As the company digs deeper, it notices a second distinction. There is a meaningful difference between a firm that simply processes R&D claims and a firm that understands how to tell the story of innovation. The strongest advisers invest time to understand how ideas originated, what problems were being solved and why uncertainty existed at the outset. Some even speak openly about the importance of shaping this into a clear, defensible narrative before translating it into legislation and numbers. That narrative is what assessors ultimately evaluate. An effective R&D partner will help the company articulate the journey in its own language, then frame it correctly within the rules.

The company also learns that funding rarely sits within a single program. While the R&D Tax Incentive may be the main focus, many growing businesses are also eligible for export and market development support. Some advisory practices specialise in both R&D and the Export Market Development Grant, offering a broader approach to government funding rather than concentrating solely on tax. For companies, this means a single team can shape a more strategic funding pathway instead of treating each application as a standalone exercise. When comparing advisers, it is sensible to ask whether they only handle R&D tax or whether they understand the wider government funding landscape.

Experience is another important factor. It is easy for firms to promote their years in business or the number of applications they complete. What matters more is the quality and diversity of outcomes produced from that experience. Some advisers can point to a wide range of industries they have supported, significant funding secured for Australian companies and a track record of navigating shifting regulatory environments. This breadth signals that a firm has worked with many technologies and business models and knows how to handle changing interpretations of guidance. When speaking with a potential adviser, it is helpful to ask how they manage claims when rules or expectations evolve over time.

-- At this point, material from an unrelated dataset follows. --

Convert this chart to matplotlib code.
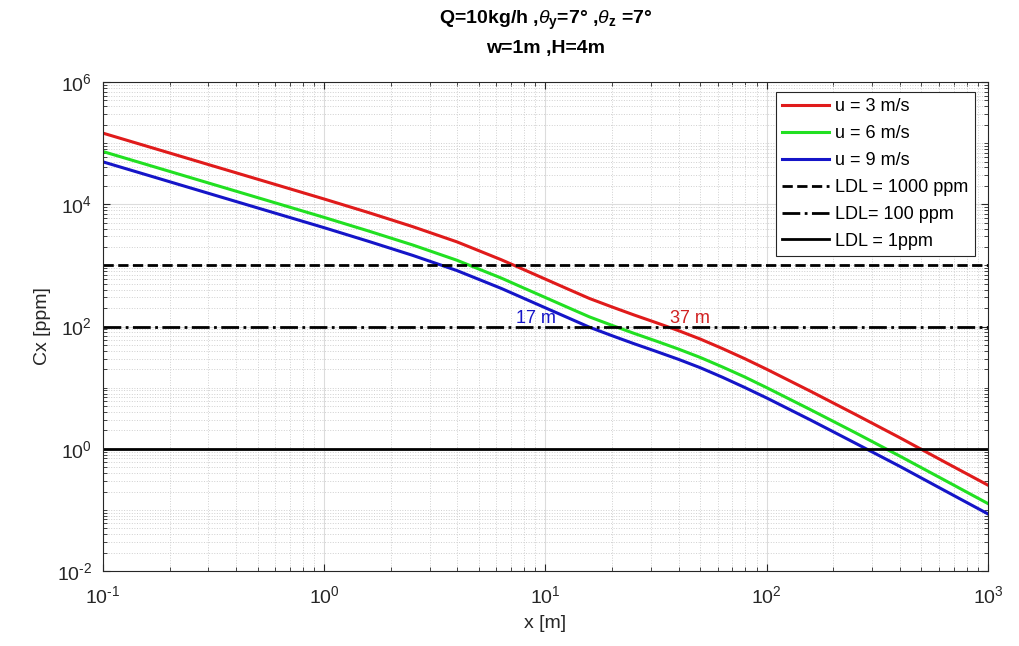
import numpy as np
import matplotlib
matplotlib.use("Agg")
import matplotlib.pyplot as plt
from matplotlib.ticker import LogLocator, NullFormatter, FuncFormatter

plt.rcParams['font.family'] = ['Liberation Sans', 'DejaVu Sans']
plt.rcParams['mathtext.fontset'] = 'custom'
plt.rcParams['mathtext.rm'] = 'Liberation Sans'
plt.rcParams['mathtext.it'] = 'Liberation Sans:italic'
plt.rcParams['mathtext.bf'] = 'Liberation Sans:bold'
plt.rcParams['axes.unicode_minus'] = False

# distance downwind [m]
x = [0.1, 0.316, 1, 1.585, 2.512, 3.98, 6.31, 7.94, 10, 12.6, 15.8, 20, 25.1,
     31.6, 39.8, 50.1, 63.1, 79.4, 100, 158, 251, 398, 631, 1000]

# concentration [ppm] for each wind speed
c_u3 = [146000, 42200, 12200, 7330, 4310, 2430, 1240, 861, 596, 412, 288, 209,
        155, 116, 86.1, 62.4, 43.6, 29.9, 20.0, 8.71, 3.67, 1.53, 0.62, 0.254]
c_u6 = [73000, 21100, 6100, 3660, 2160, 1215, 622, 430, 298, 206, 144, 104.5,
        77.5, 58, 43, 31.2, 21.8, 15, 10, 4.35, 1.84, 0.765, 0.312, 0.127]
c_u9 = [49500, 14300, 4140, 2480, 1460, 824, 421, 292, 202, 140, 97.6, 70.8,
        52.5, 39.3, 29.2, 21.2, 14.8, 10.1, 6.78, 2.95, 1.24, 0.52, 0.211, 0.086]

# detection limits [ppm]
ldl_values = [1000, 100, 1]
ldl_labels = ['LDL = 1000 ppm', 'LDL= 100 ppm', 'LDL = 1ppm']
ldl_styles = ['--', '-.', '-']

# distances where the 100 ppm limit is reached
x_100_u9 = 17
x_100_u3 = 37


def pow10(v, pos):
    e = int(round(np.log10(v)))
    s = f'\\text{{-}}{abs(e)}' if e < 0 else str(e)
    return f'$10^{{{s}}}$'


fig = plt.figure(figsize=(10.19, 6.46), dpi=100)
ax = fig.add_axes([0.101, 0.116, 0.8686, 0.757])

ax.plot(x, c_u3, color='#e01b1b', lw=2.2, label='u = 3 m/s')
ax.plot(x, c_u6, color='#22e022', lw=2.2, label='u = 6 m/s')
ax.plot(x, c_u9, color='#1515c8', lw=2.2, label='u = 9 m/s')
for val, lab, ls in zip(ldl_values, ldl_labels, ldl_styles):
    ax.axhline(val, color='black', ls=ls, lw=2, label=lab)

ax.text(x_100_u9 * 0.53, 137, f'{x_100_u9} m', color='#1515c8', fontsize=13,
        ha='center', va='center')
ax.text(x_100_u3 * 1.22, 137, f'{x_100_u3} m', color='#d02020', fontsize=13,
        ha='center', va='center')

ax.set_xscale('log')
ax.set_yscale('log')
ax.set_xlim(0.1, 1000)
ax.set_ylim(1e-2, 1e6)
ax.set_yticks([1e-2, 1e0, 1e2, 1e4, 1e6])
ax.xaxis.set_major_formatter(FuncFormatter(pow10))
ax.yaxis.set_major_formatter(FuncFormatter(pow10))
ax.xaxis.set_minor_locator(LogLocator(base=10, subs=np.arange(1, 10), numticks=20))
ax.yaxis.set_minor_locator(LogLocator(base=10, subs=np.arange(1, 10), numticks=20))
ax.xaxis.set_minor_formatter(NullFormatter())
ax.yaxis.set_minor_formatter(NullFormatter())

ax.tick_params(which='both', direction='in', top=True, right=True, colors='#262626',
               labelsize=14)
ax.tick_params(which='major', length=5)
ax.tick_params(which='minor', length=3)
ax.tick_params(axis='x', which='major', pad=10)
ax.tick_params(axis='y', which='major', pad=8)
for s in ax.spines.values():
    s.set_color('#262626')
ax.grid(which='major', color='#dcdcdc', lw=0.8, ls='-')
ax.grid(which='minor', color='#d0d0d0', lw=0.7, ls=':')
ax.set_axisbelow(True)

ax.set_xlabel('x [m]', fontsize=14, color='#262626', labelpad=6)
ax.set_ylabel('Cx [ppm]', fontsize=14, color='#262626')
ax.set_title('Q=10kg/h ,$\\theta_\\mathbf{y}$=7° ,$\\theta_\\mathbf{z}$ =7°\nw=1m ,H=4m',
             fontsize=14, fontweight='bold', pad=21, linespacing=1.6)

leg = ax.legend(loc='upper right', bbox_to_anchor=(0.985, 0.98), fontsize=13,
                fancybox=False, framealpha=1, edgecolor='#262626',
                handlelength=2.6, labelspacing=0.55, borderpad=0.35,
                handletextpad=0.35, borderaxespad=0)
leg.get_frame().set_linewidth(0.8)

fig.savefig('out.png', dpi=100)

Risk is an area where differences become even clearer. A reliable R&D partner will help the company balance maximising its benefit with respecting legislative intent. High quality advisers focus on compliance, documentation and penalty protection as core parts of their service. They emphasise well structured, defensible claims rather than aggressive approaches. Other firms speak more about speed and volume, which may sound appealing but can signal a very different risk appetite. A thoughtful company will look for advisers who treat documentation and compliance as essential and who can clearly explain how they keep claims protected in the event of a future review.

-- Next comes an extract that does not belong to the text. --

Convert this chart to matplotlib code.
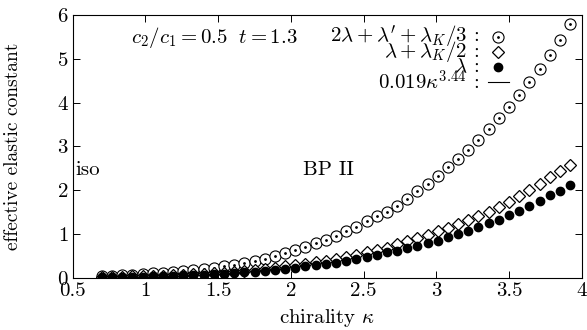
import matplotlib
matplotlib.use("Agg")
import matplotlib.pyplot as plt

plt.rcParams['font.family'] = 'serif'
plt.rcParams['font.serif'] = ['cmr10', 'DejaVu Serif']
plt.rcParams['mathtext.fontset'] = 'cm'
plt.rcParams['axes.formatter.use_mathtext'] = True

# chirality kappa
kappa = [0.70, 0.77, 0.84, 0.91, 0.98, 1.05, 1.12, 1.19, 1.26, 1.33,
         1.40, 1.47, 1.54, 1.61, 1.68, 1.75, 1.82, 1.89, 1.96, 2.03,
         2.10, 2.17, 2.24, 2.31, 2.38, 2.45, 2.52, 2.59, 2.66, 2.73,
         2.80, 2.87, 2.94, 3.01, 3.08, 3.15, 3.22, 3.29, 3.36, 3.43,
         3.50, 3.57, 3.64, 3.71, 3.78, 3.85, 3.92]

# 2 lambda + lambda' + lambda_K/3
k_circ = [0.04, 0.05, 0.06, 0.07, 0.08, 0.10, 0.11, 0.13, 0.15, 0.17,
          0.20, 0.23, 0.26, 0.30, 0.34, 0.39, 0.44, 0.50, 0.57, 0.64,
          0.71, 0.79, 0.87, 0.96, 1.06, 1.17, 1.29, 1.41, 1.51, 1.65,
          1.81, 1.98, 2.15, 2.33, 2.52, 2.71, 2.92, 3.15, 3.39, 3.64,
          3.90, 4.18, 4.47, 4.76, 5.09, 5.42, 5.79]

# lambda + lambda_K/2
k_diam = [0.02, 0.025, 0.03, 0.035, 0.04, 0.045, 0.05, 0.06, 0.07, 0.08,
          0.09, 0.105, 0.12, 0.135, 0.155, 0.18, 0.20, 0.23, 0.26, 0.29,
          0.32, 0.355, 0.39, 0.43, 0.48, 0.53, 0.58, 0.64, 0.69, 0.77,
          0.84, 0.91, 0.98, 1.06, 1.13, 1.23, 1.32, 1.42, 1.51, 1.61,
          1.74, 1.86, 2.01, 2.14, 2.29, 2.43, 2.58]

# lambda
k_dot = [0.016, 0.02, 0.023, 0.027, 0.03, 0.035, 0.04, 0.05, 0.055, 0.065,
         0.075, 0.085, 0.095, 0.11, 0.125, 0.145, 0.16, 0.185, 0.21, 0.235,
         0.26, 0.29, 0.32, 0.35, 0.39, 0.43, 0.47, 0.52, 0.58, 0.62,
         0.67, 0.73, 0.79, 0.85, 0.93, 1.00, 1.08, 1.17, 1.25, 1.32,
         1.44, 1.53, 1.64, 1.76, 1.88, 1.99, 2.12]

key_labels = [r"$2\lambda+\lambda'+\lambda_K/3$ :", r'$\lambda+\lambda_K/2$ :',
              r'$\lambda$ :', r'$0.019\kappa^{3.44}$ :']

fs = 15

fig = plt.figure(figsize=(5.87, 3.30), dpi=100)
ax = fig.add_axes([0.124, 0.158, 0.867, 0.797])

circ_style = dict(ls='none', marker='o', ms=8, mfc='white', mec='black', mew=0.8)
cdot_style = dict(ls='none', marker='.', ms=2, color='black')
diam_style = dict(ls='none', marker='D', ms=6.5, mfc='white', mec='black', mew=0.9)
dot_style = dict(ls='none', marker='o', ms=6, color='black')

ax.plot(kappa, k_circ, **circ_style)
ax.plot(kappa, k_circ, **cdot_style)
ax.plot(kappa, k_diam, **diam_style)
ax.plot(kappa, k_dot, **dot_style)

ax.set_xlim(0.5, 4)
ax.set_ylim(0, 6)
ax.set_xticks([0.5, 1, 1.5, 2, 2.5, 3, 3.5, 4])
ax.set_xticklabels(['0.5', '1', '1.5', '2', '2.5', '3', '3.5', '4'])
ax.set_yticks(range(7))
ax.tick_params(direction='in', top=True, right=True, length=5, width=0.7,
               labelsize=fs, pad=3)
for s in ax.spines.values():
    s.set_linewidth(0.8)

ax.set_xlabel(r'chirality $\kappa$', fontsize=fs)
ax.set_ylabel('effective elastic constant', fontsize=14)
ax.xaxis.set_label_coords(0.5, -0.112)
ax.yaxis.set_label_coords(-0.1, 0.5)

ax.text(0.115, 0.915, r'$c_2/c_1 = 0.5\ \ t = 1.3$', transform=ax.transAxes,
        fontsize=fs, va='center', ha='left')
ax.text(0.52, 2.45, 'iso', fontsize=fs, va='center', ha='left')
ax.text(2.08, 2.45, 'BP II', fontsize=fs, va='center', ha='left')

# hand-made key: labels right aligned, symbols to their right
row_y = [0.916, 0.859, 0.802, 0.745]
lab_x = 0.798
sym_x = 0.836
for yy, lab in zip(row_y, key_labels):
    ax.text(lab_x, yy, lab, transform=ax.transAxes, fontsize=fs,
            va='center', ha='right')
ax.plot([sym_x], [row_y[0]], transform=ax.transAxes, clip_on=False, **circ_style)
ax.plot([sym_x], [row_y[0]], transform=ax.transAxes, clip_on=False, **cdot_style)
ax.plot([sym_x], [row_y[1]], transform=ax.transAxes, clip_on=False, **diam_style)
ax.plot([sym_x], [row_y[2]], transform=ax.transAxes, clip_on=False, **dot_style)
ax.plot([sym_x - 0.021, sym_x + 0.022], [row_y[3], row_y[3]],
        transform=ax.transAxes, color='black', lw=0.8)

fig.savefig('out.png', dpi=100)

As the search continues, price inevitably enters the conversation. Some firms advertise very low fees and extremely high volumes of annual claims. For time poor teams, this can seem attractive. But the company soon realises that R&D is often one of its most sensitive interactions with the ATO and AusIndustry. The cheapest or fastest option is not always the safest. A considered decision weighs fees against depth of service, access to senior specialists, time saved internally and quality of support if a review occurs, not just the initial percentage charged.

Technology also plays a growing role in how advisers differentiate themselves. Some providers invest heavily in AI driven tools or self service platforms that allow companies to prepare claims largely on their own. While automation has its place, complex R&D often requires thoughtful discussions, probing questions and human insight. Software cannot always capture the nuance of technical uncertainty or the reasoning behind experimental decisions. When evaluating advisers, it is worth asking how technology fits into their process. The most client centred firms tend to use technology as a support tool rather than a replacement for genuine advisory expertise.

Finally, the company recognises the importance of service. The best advisers do more than meet deadlines. They are accessible throughout the year, respond quickly to questions and show genuine interest in the company’s work. They aim to minimise the disruption to internal teams and make the experience consistent and manageable over time. This relationship ultimately becomes as valuable as the claim itself. Discussing setbacks, pivots or new projects is easier when the adviser understands the business deeply and is genuinely committed to its success.

By the end of this journey, the company sees the R&D consulting landscape more clearly. Size alone is not enough. Low fees alone are not enough. Software alone is not enough. The right partner blends multidisciplinary expertise, strong storytelling, broad funding knowledge, disciplined compliance, thoughtful use of technology and authentic client care. When viewed through this lens, the real differences between firms become much easier to see.